In the Senate, Harry Reid, D-Nev., and Charles Schumer, D-N.Y., said Thursday that their bill also would have a public plan, though it might be a centrist version, Politico reports. "There is not one way to Rome; there are lots of ways to Rome," said Schumer. He also said more conservative Democrats seemed willing to consider a version of the public option in the final bill in conversation (Sherman, 10/1).
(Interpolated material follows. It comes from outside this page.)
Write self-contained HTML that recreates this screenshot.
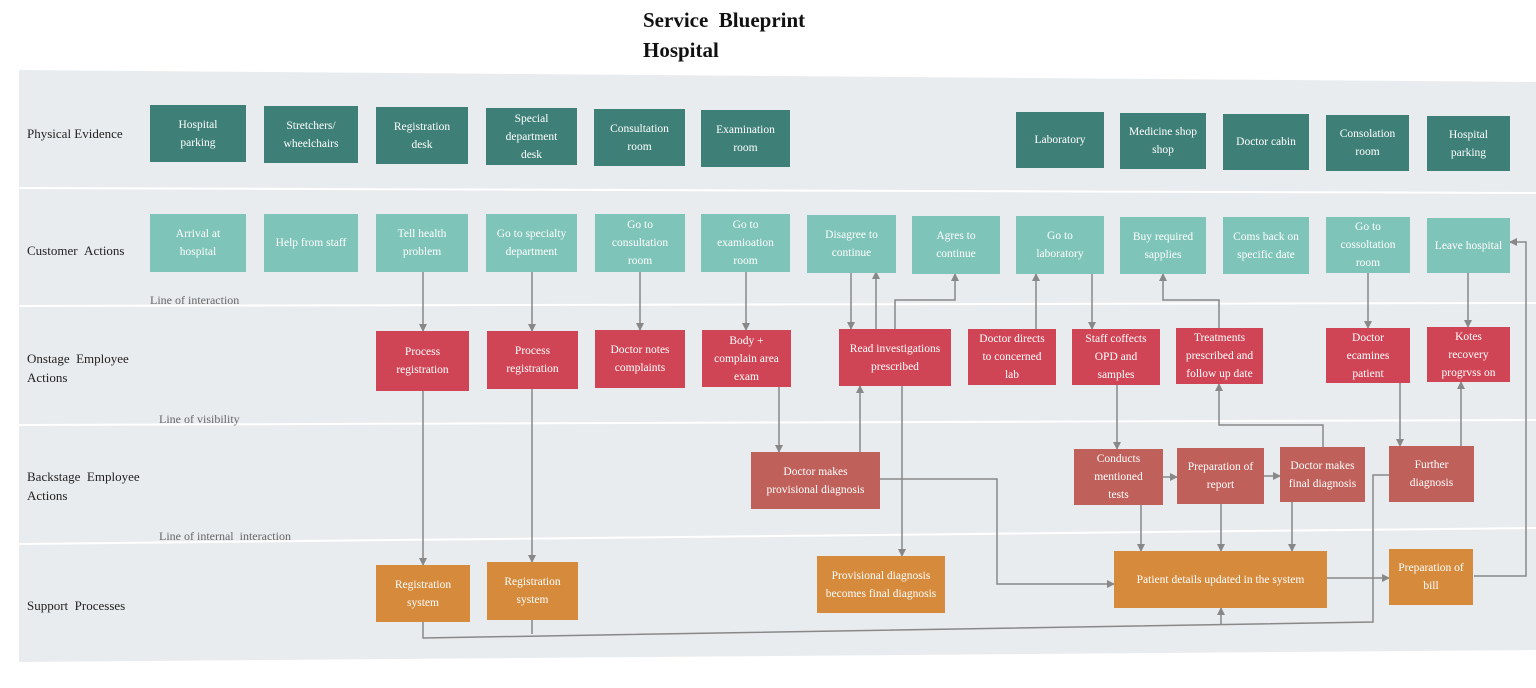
<!DOCTYPE html>
<html><head><meta charset="utf-8"><style>
body{margin:0;width:1536px;height:688px;background:#fff;position:relative;overflow:hidden;font-family:"Liberation Serif",serif}
.t{position:absolute;font-weight:bold;font-size:21px;color:#111;left:643px}
.lab{position:absolute;font-size:13px;color:#222;left:27px;line-height:19px}
.ln{position:absolute;font-size:12px;color:#666}
.b{position:absolute;display:flex;align-items:center;justify-content:center;text-align:center;color:#fff;font-size:11.5px;line-height:18px;box-sizing:border-box;padding:2px}
.pe{background:#3e8077}.ca{background:#7ec4b8}.on{background:#d04555}.bs{background:#c0605a}.sp{background:#d68a3c}
svg{position:absolute;left:0;top:0}
</style></head><body>
<svg width="1536" height="688">
<defs><marker id="a" markerWidth="8" markerHeight="8" refX="7" refY="4" orient="auto" markerUnits="userSpaceOnUse"><path d="M0,0L8,4L0,8z" fill="#888"/></marker></defs>
<polygon points="19,70 1536,82 1536,650 19,662" fill="#e9ecef"/>
<g stroke="#fff" stroke-width="2">
<line x1="19" y1="188" x2="1536" y2="193"/><line x1="19" y1="306" x2="1536" y2="303"/>
<line x1="19" y1="425" x2="1536" y2="420"/><line x1="19" y1="544" x2="1536" y2="528"/></g>
<g stroke="#888" stroke-width="1.5" fill="none" marker-end="url(#a)">
<path d="M423,272V331"/><path d="M532,272V331"/><path d="M640,272V330"/><path d="M746,272V330"/>
<path d="M851,272V329"/><path d="M876,329V272"/><path d="M895,329V300H955V274"/>
<path d="M1036,329V274"/><path d="M1092,274V329"/><path d="M1219,328V300H1163V274"/>
<path d="M1368,273V328"/><path d="M1468,273V327"/>
<path d="M423,391V565"/><path d="M532,389V562"/><path d="M779,387V452"/>
<path d="M860,452V386"/><path d="M902,386V556"/>
<path d="M1117,385V449"/><path d="M1163,477H1177"/><path d="M1264,476H1280"/>
<path d="M1323,447V425H1219V384"/><path d="M1400,383V446"/><path d="M1461,446V382"/>
<path d="M880,479H997V584H1114"/>
<path d="M1141,505V551"/><path d="M1221,504V551"/><path d="M1292,502V551"/>
<path d="M1327,578H1389"/><path d="M1474,576H1526V242H1510"/>
<path d="M423,622V638L1373,622V475H1389" marker-end="none"/>
<path d="M532,620V634"  marker-end="none"/>
<path d="M1221,624V608"/>
</g></svg>
<div class="t" style="top:8px">Service &nbsp;Blueprint</div>
<div class="t" style="top:38px">Hospital</div>
<div class="lab" style="top:124px">Physical Evidence</div>
<div class="lab" style="top:241px">Customer &nbsp;Actions</div>
<div class="lab" style="top:349px">Onstage &nbsp;Employee<br>Actions</div>
<div class="lab" style="top:467px">Backstage &nbsp;Employee<br>Actions</div>
<div class="lab" style="top:596px">Support &nbsp;Processes</div>
<div class="ln" style="left:150px;top:293px">Line of interaction</div>
<div class="ln" style="left:159px;top:412px">Line of visibility</div>
<div class="ln" style="left:159px;top:529px">Line of internal &nbsp;interaction</div>

<div class="b pe" style="left:150px;top:105px;width:96px;height:57px">Hospital<br>parking</div>
<div class="b pe" style="left:264px;top:106px;width:94px;height:57px">Stretchers/<br>wheelchairs</div>
<div class="b pe" style="left:376px;top:107px;width:92px;height:57px">Registration<br>desk</div>
<div class="b pe" style="left:486px;top:108px;width:91px;height:57px">Special<br>department<br>desk</div>
<div class="b pe" style="left:594px;top:109px;width:91px;height:57px">Consultation<br>room</div>
<div class="b pe" style="left:701px;top:110px;width:89px;height:57px">Examination<br>room</div>
<div class="b pe" style="left:1016px;top:112px;width:88px;height:56px">Laboratory</div>
<div class="b pe" style="left:1120px;top:113px;width:86px;height:56px">Medicine shop<br>shop</div>
<div class="b pe" style="left:1223px;top:114px;width:86px;height:56px">Doctor cabin</div>
<div class="b pe" style="left:1326px;top:115px;width:83px;height:56px">Consolation<br>room</div>
<div class="b pe" style="left:1427px;top:116px;width:83px;height:55px">Hospital<br>parking</div>

<div class="b ca" style="left:150px;top:214px;width:96px;height:58px">Arrival at<br>hospital</div>
<div class="b ca" style="left:264px;top:214px;width:94px;height:58px">Help from staff</div>
<div class="b ca" style="left:376px;top:214px;width:92px;height:58px">Tell health<br>problem</div>
<div class="b ca" style="left:486px;top:214px;width:91px;height:58px">Go to specialty<br>department</div>
<div class="b ca" style="left:595px;top:214px;width:90px;height:58px">Go to<br>consultation<br>room</div>
<div class="b ca" style="left:701px;top:214px;width:89px;height:58px">Go to<br>examioation<br>room</div>
<div class="b ca" style="left:807px;top:215px;width:89px;height:58px">Disagree to<br>continue</div>
<div class="b ca" style="left:912px;top:216px;width:88px;height:58px">Agres to<br>continue</div>
<div class="b ca" style="left:1016px;top:216px;width:88px;height:58px">Go to<br>laboratory</div>
<div class="b ca" style="left:1120px;top:217px;width:86px;height:57px">Buy required<br>sapplies</div>
<div class="b ca" style="left:1223px;top:217px;width:86px;height:57px">Coms back on<br>specific date</div>
<div class="b ca" style="left:1326px;top:217px;width:84px;height:56px">Go to<br>cossoltation<br>room</div>
<div class="b ca" style="left:1427px;top:218px;width:83px;height:55px">Leave hospital</div>

<div class="b on" style="left:376px;top:331px;width:93px;height:60px">Process<br>registration</div>
<div class="b on" style="left:487px;top:331px;width:91px;height:58px">Process<br>registration</div>
<div class="b on" style="left:595px;top:330px;width:90px;height:58px">Doctor notes<br>complaints</div>
<div class="b on" style="left:702px;top:330px;width:89px;height:57px">Body +<br>complain area<br>exam</div>
<div class="b on" style="left:839px;top:329px;width:112px;height:57px">Read investigations<br>prescribed</div>
<div class="b on" style="left:968px;top:329px;width:88px;height:56px">Doctor directs<br>to concerned<br>lab</div>
<div class="b on" style="left:1072px;top:329px;width:88px;height:56px">Staff coffects<br>OPD and<br>samples</div>
<div class="b on" style="left:1176px;top:328px;width:87px;height:56px">Treatments<br>prescribed and<br>follow up date</div>
<div class="b on" style="left:1326px;top:328px;width:84px;height:55px">Doctor<br>ecamines<br>patient</div>
<div class="b on" style="left:1427px;top:327px;width:83px;height:55px;overflow:hidden">Kotes<br>recovery<br>progrvss on</div>

<div class="b bs" style="left:751px;top:452px;width:129px;height:57px">Doctor makes<br>provisional diagnosis</div>
<div class="b bs" style="left:1074px;top:449px;width:89px;height:56px">Conducts<br>mentioned<br>tests</div>
<div class="b bs" style="left:1177px;top:448px;width:87px;height:56px">Preparation of<br>report</div>
<div class="b bs" style="left:1280px;top:447px;width:85px;height:55px">Doctor makes<br>final diagnosis</div>
<div class="b bs" style="left:1389px;top:446px;width:85px;height:56px">Further<br>diagnosis</div>

<div class="b sp" style="left:376px;top:565px;width:94px;height:57px">Registration<br>system</div>
<div class="b sp" style="left:487px;top:562px;width:91px;height:58px">Registration<br>system</div>
<div class="b sp" style="left:817px;top:556px;width:128px;height:57px">Provisional diagnosis<br>becomes final diagnosis</div>
<div class="b sp" style="left:1114px;top:551px;width:213px;height:57px">Patient details updated in the system</div>
<div class="b sp" style="left:1389px;top:549px;width:84px;height:56px">Preparation of<br>bill</div>
</body></html>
That still leaves Republicans. "The House's No. 2 Democrat and No. 2 Republican Thursday finally reached agreement -- they say -- to meet about health care," Congress Daily reports. Eric Cantor, R-Va., the minority whip, said he looked "forward to hearing from" Majority Leader Steny Hoyer, D-Md., about scheduling a meeting next week. Hoyer had said he hoped they could identify areas of agreement. Republicans have recently complained about being excluded from talks about health care (House, 10/2).
The top House Republican, John Boehner, R-Ohio, was less sanguine, at least about the public option. That proposal is "about as unpopular as a garlic milkshake," he said, The Hill reports. "I'm still trying to find the first American to talk to who's in favor of the public option, other than a member of Congress or the administration. I've not talked to one, and I get to a lot of places and I've not had anyone come up to me - I know I'm inviting it - and lobby for the public option," he added (Hooper, 10/1).